--- RECORDED INFORMATION ---

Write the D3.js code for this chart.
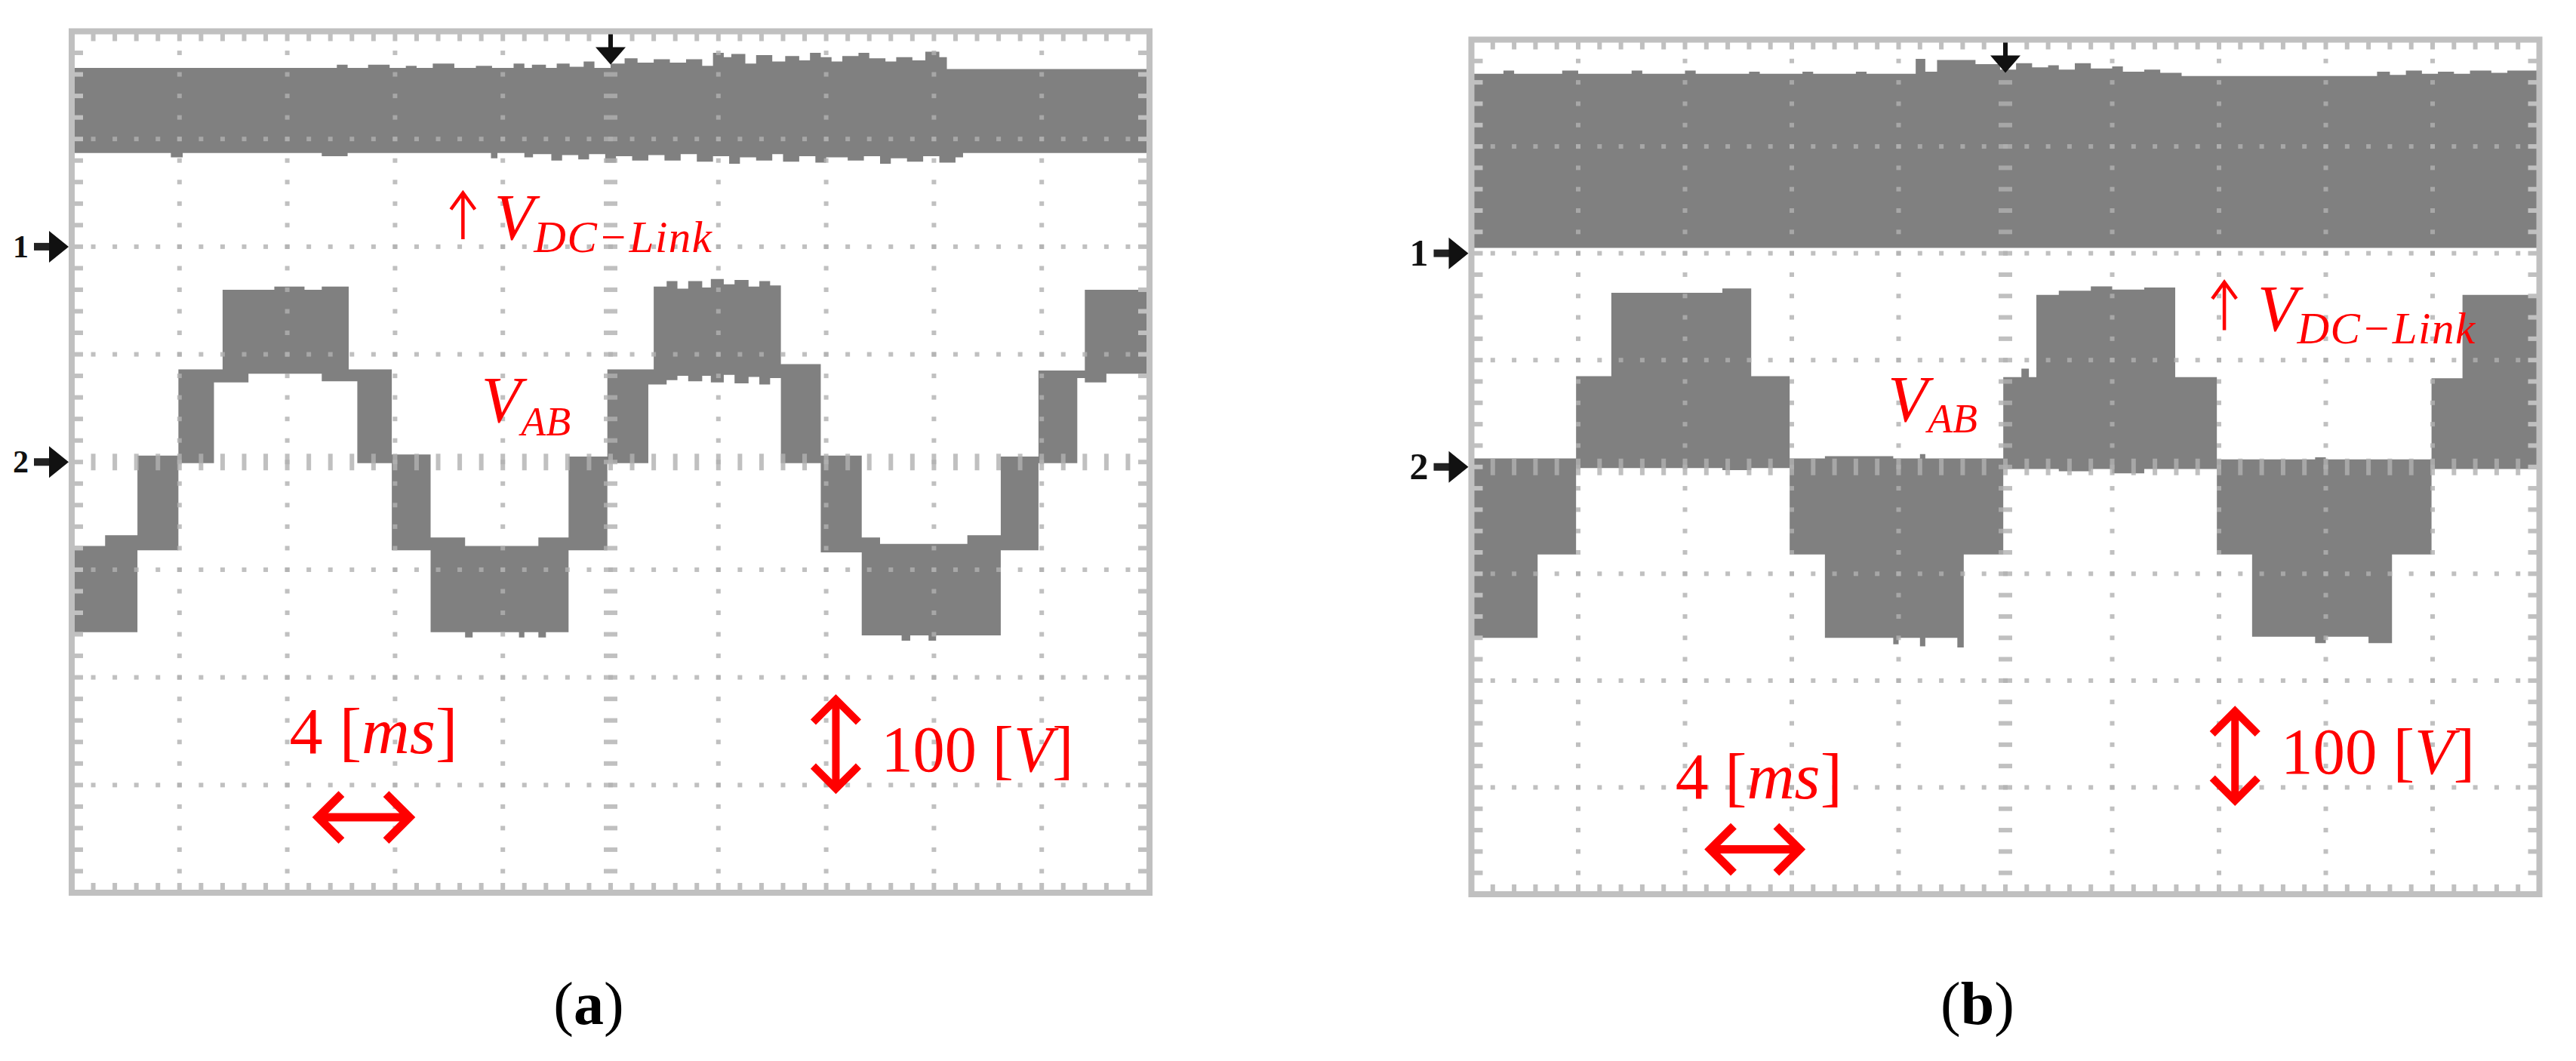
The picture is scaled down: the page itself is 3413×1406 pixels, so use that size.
<!DOCTYPE html>
<html><head><meta charset="utf-8">
<script src="https://cdn.jsdelivr.net/npm/d3@7"></script>
<style>body{margin:0;background:#fff}svg{display:block}</style>
</head><body>
<svg id="chart" width="3413" height="1406"></svg>
<script>
// ---------- DATA (time in ms, 4 ms/div; voltage in V, 100 V/div) ----------
const timeDomain = [0, 40];
const voltDomain = [-400, 400];
const captions = ["a", "b"];
const channelLabels = ["1", "2"];
const channelGround = [200, 0];     // screen offset of ch1 / ch2 ground (V)

// Panel (a): DC-link (ch1), top and bottom envelopes
const dcA_topT = [0,9.84,10.24,11,11.8,12.4,12.8,13.4,14.2,15,15.6,16.4,16.8,17.08,17.6,18,18.48,19,19.4,20,20.52,21,21.6,22.2,22.8,23.4,23.8,24.2,24.48,25,25.4,26,26.48,27,27.4,27.8,28.2,28.6,29.2,29.6,30.2,30.6,31.2,31.68,32.2,32.48];
const dcA_top  = [166,169,166,169,166,168,166,170,166,168,166,170,166,169,166,170,167,172,166,170,175,171,174,171,174,168,180,176,179,170,178,172,177,173,180,176,172,177,180,175,172,176,173,181,176,165];
const dcA_botT = [0,3.68,4.12,9.28,10.24,15.56,15.8,16.8,17.12,17.8,18.2,18.8,19.2,19.8,20.2,20.8,21.4,22,22.6,23.2,23.8,24.4,24.8,25.4,26,26.4,27,27.6,28,28.8,29.4,30,30.4,31,31.6,32.2,32.8,33.08];
const dcA_bot  = [87,83,87,84,87,82,87,83,86,80,85,81,86,78,84,80,85,80,86,79,84,77,83,80,86,79,84,78,83,80,84,77,82,79,84,78,83,87];

// Panel (a): V_AB (ch2), band upper / lower limits
const vabA_t  = [0,1.24,2.44,3.96,5.28,5.6,6.56,7.52,8.64,9.28,10.28,10.6,11.88,13.32,14.6,14.88,16.6,16.8,17.32,17.6,18.44,19.88,21.4,21.6,22.08,22.48,22.88,23.4,23.72,24.2,24.6,25.12,25.52,25.92,26.32,27.8,29.32,30,30.8,31.12,31.8,32.08,33.24,34.48,35.88,37.32,37.6,38.4];
const vabA_hi = [-78,-68,6,86,86,160,160,163,160,163,86,86,7,-70,-78,-78,-78,-78,-70,-70,5,86,86,163,168,161,168,162,170,165,169,163,168,164,91,6,-70,-76,-76,-76,-76,-76,-68,5,85,85,160,160];
const vabA_lo = [-158,-158,-82,-1,74,74,82,82,82,75,75,-1,-82,-158,-163,-158,-163,-158,-163,-158,-82,-1,72,72,76,80,75,80,74,81,73,79,72,78,-1,-84,-161,-161,-166,-161,-166,-161,-161,-82,-1,78,74,82];

// Panel (b): DC-link (ch1)
const dcB_topT = [0,1.2,1.6,3.4,4,6,6.4,8,8.4,10.4,10.8,12.4,12.8,14.4,14.8,16.64,17,17.44,18.88,19.8,20.4,21,21.6,22,22.6,23.2,24,24.4,25.2,25.8,26.6,33.92,34.4,35,35.6,36.2,36.8,37.4,38.2,38.8];
const dcB_top  = [168,171,168,171,168,171,168,171,168,170,168,170,168,170,168,182,170,181,177,172,178,174,176,172,178,173,175,170,172,169,166,170,167,171,168,170,168,171,169,171];
const dcB_botT = [0];
const dcB_bot  = [5];

// Panel (b): V_AB (ch2)
const vabB_t  = [0,2.48,3.92,5.24,9.4,10.48,11.92,13.24,15.8,16,16.8,17,18.2,18.44,19.92,20.6,20.88,21.16,22,23.2,24,25.2,26.36,27.92,29.24,31.6,32,33.6,34.48,35.96,37.12];
const vabB_hi = [8,8,85,163,167,85,8,10,8,8,12,8,8,8,84,92,84,161,165,169,166,168,84,7,7,9,7,7,7,83,161];
const vabB_lo = [-160,-82,-1,-1,-3,-1,-82,-160,-166,-160,-168,-160,-169,-82,-2,-2,-2,-2,-4,-2,-6,-2,-2,-82,-159,-165,-159,-165,-82,-2,-2];

// ---------- LAYOUT ----------
const panels = [
  {x0: 95, x1: 1523, y0: 41.5, y1: 1183, cap: captions[0], capX: 780, capY: 1357, mk: 42,
   dc: [dcA_topT, dcA_top, dcA_botT, dcA_bot], vab: [vabA_t, vabA_hi, vabA_lo],
   ann: {dcArrow:[3.63,1.50,1.93], dcV:[3.92,1.93,2.05], abV:[3.80,3.63,3.75],
         ms:[2.02,6.70,223], h:[2.23,3.19,7.30], v:[7.09,6.15,7.09], volt:[7.51,6.87,255]}},
  {x0: 1949.5, x1: 3364.5, y0: 52.5, y1: 1185, cap: captions[1], capX: 2620, capY: 1357, mk: 50,
   dc: [dcB_topT, dcB_top, dcB_botT, dcB_bot], vab: [vabB_t, vabB_hi, vabB_lo],
   ann: {dcArrow:[7.05,2.27,2.72], dcV:[7.36,2.72,2.84], abV:[3.90,3.57,3.68],
         ms:[1.91,7.10,221], h:[2.18,3.13,7.58], v:[7.15,6.23,7.18], volt:[7.58,6.87,257]}}
];

const svg = d3.select("#chart");
svg.append("rect").attr("width", 3413).attr("height", 1406).attr("fill", "#fff");
const RED = "#ff0000", WAVE = "#808080", FRAME = "#c0c0c0";
const SERIF = "'Liberation Serif','Times New Roman',serif";

panels.forEach(p => {
  const x = d3.scaleLinear().domain(timeDomain).range([p.x0, p.x1]);
  const y = d3.scaleLinear().domain(voltDomain).range([p.y1, p.y0]);
  const ax = d => x(d * 4), ay = d => y(400 - d * 100);
  const g = svg.append("g");
  const tEnd = timeDomain[1];

  // --- DC-link band (ch1) ---
  const [tT, vT, tB, vB] = p.dc;
  const off1 = channelGround[0];
  const top = tT.map((t, i) => [x(t), y(vT[i] + off1)]); top.push([x(tEnd), y(vT[vT.length - 1] + off1)]);
  const bot = tB.map((t, i) => [x(t), y(vB[i] + off1)]); bot.push([x(tEnd), y(vB[vB.length - 1] + off1)]);
  const lt = d3.line().curve(d3.curveStepAfter)(top);
  const lb = d3.line().curve(d3.curveStepBefore)(bot.slice().reverse());
  g.append("path").attr("d", lt + "L" + lb.slice(1) + "Z").attr("fill", WAVE);

  // --- V_AB band (ch2) ---
  const [vt, vh, vl] = p.vab;
  const off2 = channelGround[1];
  const rows = vt.map((t, i) => ({t, hi: vh[i] + off2, lo: vl[i] + off2}));
  rows.push({t: tEnd, hi: rows[rows.length - 1].hi, lo: rows[rows.length - 1].lo});
  g.append("path").attr("fill", WAVE)
    .attr("d", d3.area().curve(d3.curveStepAfter).x(d => x(d.t)).y0(d => y(d.lo)).y1(d => y(d.hi))(rows));

  // --- graticule ---
  const grid = g.append("g").attr("fill", "#b0b0b0").attr("fill-opacity", 0.8);
  const minorT = d3.range(1, 50).map(j => j * 0.8);       // 0.2 div in ms
  const minorV = d3.range(1, 40).map(j => -400 + j * 20); // 0.2 div in V
  for (let i = 1; i < 10; i++) {
    const cx = x(i * 4), center = i === 5;
    minorV.forEach(v => grid.append("rect")
      .attr("x", cx - (center ? 9 : 3)).attr("y", y(v) - 3).attr("width", center ? 18 : 6).attr("height", 6));
  }
  for (let k = 1; k < 8; k++) {
    const cy = y(400 - k * 100), center = k === 4;
    minorT.forEach(t => grid.append("rect")
      .attr("x", x(t) - 3).attr("y", cy - (center ? 11 : 3)).attr("width", 6).attr("height", center ? 22 : 6));
  }
  const ticks = g.append("g").attr("fill", FRAME);
  minorT.forEach(t => {
    ticks.append("rect").attr("x", x(t) - 3).attr("y", p.y0).attr("width", 6).attr("height", 13);
    ticks.append("rect").attr("x", x(t) - 3).attr("y", p.y1 - 13).attr("width", 6).attr("height", 13);
  });
  minorV.forEach(v => {
    ticks.append("rect").attr("x", p.x0).attr("y", y(v) - 3).attr("width", 15).attr("height", 6);
    ticks.append("rect").attr("x", p.x1 - 15).attr("y", y(v) - 3).attr("width", 15).attr("height", 6);
  });
  g.append("rect").attr("x", p.x0).attr("y", p.y0).attr("width", p.x1 - p.x0).attr("height", p.y1 - p.y0)
    .attr("fill", "none").attr("stroke", FRAME).attr("stroke-width", 8);

  // --- trigger marker ---
  const tx = x(20);
  g.append("rect").attr("x", tx - 3).attr("y", p.y0 + 4).attr("width", 6).attr("height", 24).attr("fill", "#111");
  g.append("path").attr("d", `M${tx - 20},${p.y0 + 21}L${tx + 20},${p.y0 + 21}L${tx},${p.y0 + 44}Z`).attr("fill", "#111");

  // --- channel markers ---
  channelGround.forEach((gv, ci) => {
    const cy = y(gv);
    g.append("text").attr("x", p.x0 - 57).attr("y", cy + p.mk * 0.33).attr("text-anchor", "end")
      .attr("font-family", SERIF).attr("font-weight", "bold").attr("font-size", p.mk).attr("fill", "#111")
      .text(channelLabels[ci]);
    g.append("rect").attr("x", p.x0 - 50).attr("y", cy - 5).attr("width", 26).attr("height", 10).attr("fill", "#222");
    g.append("path").attr("d", `M${p.x0 - 30},${cy - 21}L${p.x0 - 4},${cy}L${p.x0 - 30},${cy + 21}Z`).attr("fill", "#111");
  });

  // --- annotations ---
  const A = p.ann;
  const red = g.append("g").attr("fill", RED).attr("font-family", SERIF);
  // thin up arrow
  {
    const [dx, da, db] = A.dcArrow, X = ax(dx), Y0 = ay(da), Y1 = ay(db);
    red.append("path").attr("d", `M${X},${Y1}L${X},${Y0 + 3}M${X - 16},${Y0 + 22}L${X},${Y0}L${X + 16},${Y0 + 22}`)
      .attr("fill", "none").attr("stroke", RED).attr("stroke-width", 4.5);
  }
  // V_{DC-Link}: one text element, subscript as a lowered tspan
  {
    const [dx, b1, b2] = A.dcV;
    const t = red.append("text").attr("x", ax(dx)).attr("y", ay(b1)).attr("font-style", "italic");
    t.append("tspan").attr("font-size", 86).text("V");
    t.append("tspan").attr("font-size", 59).attr("dy", ay(b2) - ay(b1)).attr("letter-spacing", 1.5).text("DC\u2212Link");
  }
  {
    const [dx, b1, b2] = A.abV;
    const t = red.append("text").attr("x", ax(dx)).attr("y", ay(b1)).attr("font-style", "italic");
    t.append("tspan").attr("font-size", 86).text("V");
    t.append("tspan").attr("font-size", 54).attr("dy", ay(b2) - ay(b1)).text("AB");
  }

  const ms = red.append("text").attr("x", ax(A.ms[0])).attr("y", ay(A.ms[1])).attr("font-size", 86)
    .attr("textLength", A.ms[2]).attr("lengthAdjust", "spacingAndGlyphs");
  ms.append("tspan").text("4 [");
  ms.append("tspan").attr("font-style", "italic").text("ms");
  ms.append("tspan").text("]");
  const vt2 = red.append("text").attr("x", ax(A.volt[0])).attr("y", ay(A.volt[1])).attr("font-size", 86)
    .attr("textLength", A.volt[2]).attr("lengthAdjust", "spacingAndGlyphs");
  vt2.append("tspan").text("100 [");
  vt2.append("tspan").attr("font-style", "italic").text("V");
  vt2.append("tspan").text("]");

  // heavy double arrows
  {
    const xa = ax(A.h[0]) + 8, xb = ax(A.h[1]) - 8, yc = ay(A.h[2]), h = 31;
    red.append("path").attr("fill", "none").attr("stroke", RED).attr("stroke-width", 11)
      .attr("stroke-linejoin", "miter").attr("stroke-miterlimit", 10)
      .attr("d", `M${xa + 4},${yc}L${xb - 4},${yc}M${xa + h},${yc - h}L${xa},${yc}L${xa + h},${yc + h}M${xb - h},${yc - h}L${xb},${yc}L${xb - h},${yc + h}`);
  }
  {
    const xc = ax(A.v[0]), ya = ay(A.v[1]) + 8, yb = ay(A.v[2]) - 8, h = 30;
    red.append("path").attr("fill", "none").attr("stroke", RED).attr("stroke-width", 10)
      .attr("stroke-linejoin", "miter").attr("stroke-miterlimit", 10)
      .attr("d", `M${xc},${ya + 4}L${xc},${yb - 4}M${xc - h},${ya + h}L${xc},${ya}L${xc + h},${ya + h}M${xc - h},${yb - h}L${xc},${yb}L${xc + h},${yb - h}`);
  }

  // --- caption ---
  const cap = svg.append("text").attr("x", p.capX).attr("y", p.capY).attr("text-anchor", "middle")
    .attr("font-family", SERIF).attr("font-size", 80).attr("fill", "#000");
  cap.append("tspan").text("(");
  cap.append("tspan").attr("font-weight", "bold").text(p.cap);
  cap.append("tspan").text(")");
});
</script>
</body></html>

---

## DIRECTIVE
Reproduce only the lines from the beginning of the data through the line that contains "const channelGround = [200, 0];", both included, and please drop the pictures.

## RESULT OF THE EXERCISE
Write the D3.js code for this chart.
The picture is scaled down: the page itself is 3413×1406 pixels, so use that size.
<!DOCTYPE html>
<html><head><meta charset="utf-8">
<script src="https://cdn.jsdelivr.net/npm/d3@7"></script>
<style>body{margin:0;background:#fff}svg{display:block}</style>
</head><body>
<svg id="chart" width="3413" height="1406"></svg>
<script>
// ---------- DATA (time in ms, 4 ms/div; voltage in V, 100 V/div) ----------
const timeDomain = [0, 40];
const voltDomain = [-400, 400];
const captions = ["a", "b"];
const channelLabels = ["1", "2"];
const channelGround = [200, 0];     // screen offset of ch1 / ch2 ground (V)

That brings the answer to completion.